Thirdly, a key policy message to staff must be that unreasonable complainant conduct is a problem for Ombudsman offices that cannot be ignored.  The effectiveness of the office in responding to all the complaints it receives, and in addressing systemic problems in government, will be hampered if the office is unduly diverted to dealing with high demand complainants.  This message must be repeated and put in different ways if it is to influence the way that staff go about their work.  It is in the nature – the good nature – of investigation staff that they will go the extra mile to provide assistance to a dissatisfied complainant.  Moreover, as noted earlier in this paper, professional investigation staff can easily be persuaded by a complainant that ‘administrative justice’, ‘procedural fairness’ or some other worthy value requires that a further issue be addressed.  Consequently, the office must be both clear and firm about the policy that is to be followed.  A part of the message to be conveyed to staff will be that a firm approach is being taken to unreasonable conduct in order to safeguard the wellbeing and professional satisfaction of the Ombudsman’s staff.

 

Fourthly, a key policy message to complainants must be that the Ombudsman’s office is in control of how the investigation will be conducted.  The office has the discretion to define the scope of the investigation, its expectations of the complainant, the conduct that is regarded as unacceptable, which staff member will conduct the investigation, that only one internal review will be undertaken of how the investigation was handled, and when an investigation has been closed.  These matters can be explained courteously yet firmly.

 

Fifthly, some Ombudsman offices in Australia (though not the Commonwealth Ombudsman) are exempt from judicial review and freedom of information laws.  It is a difficult proposition to argue that an administrative law agency should be exempt from administrative law oversight, but there is some merit in that proposition.  Exposing an oversight agency to the oversight of like agencies runs the risk of fuelling disputes about disputes.  The core role of an Ombudsman’s office is to reach a view after investigation as to whether another agency of the executive branch of government was in error in the way it handled a matter.  The danger to be avoided is that the complaint against that agency mutates into a dispute with other agencies.

 

 



[1]           The participants are the Ombudsman offices of NSW, Queensland, Victoria, Western Australia and the Northern Territory, and the Commonwealth Ombudsman.

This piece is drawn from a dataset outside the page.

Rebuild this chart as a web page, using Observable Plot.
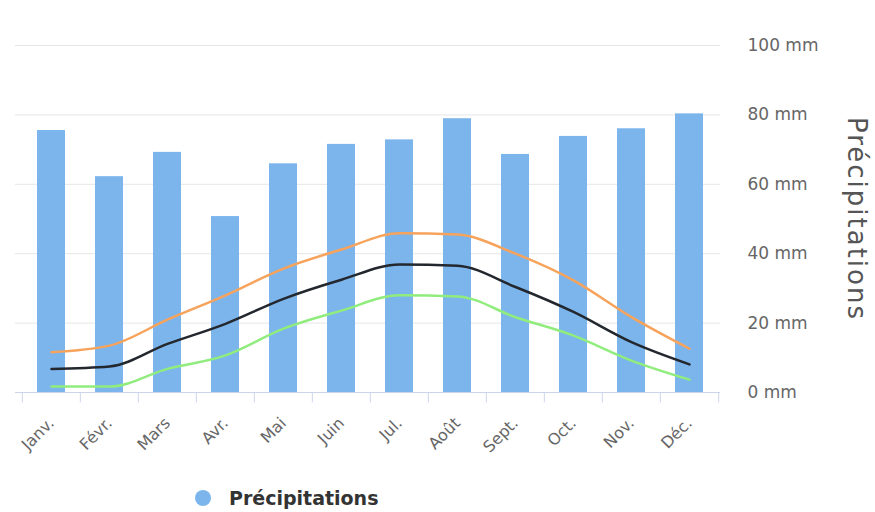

[2]           Eg, Botany Council v The Ombudsman (1995) 37 NSWLR 357 at 367-8.

[3]           Eg, Ombudsman Act 1976 (Cth) s 35; Privacy Act 1988 (Cth).

[4]           Eg, NSW Ombudsman, Dealing with Difficult Complainants (2004); Commonwealth Ombudsman, Annual Report 2003-04 at 90.

[5]           The number of complaints in those three areas in 2004-05 was 1633 (taxation), 7699 (social support), and 2094 (child support).  Collectively this constituted two thirds of the complaints to the office that year.

[6]           Eg, Commonwealth Ombudsman, A Good Practice Guide to Effective Complaint Handling.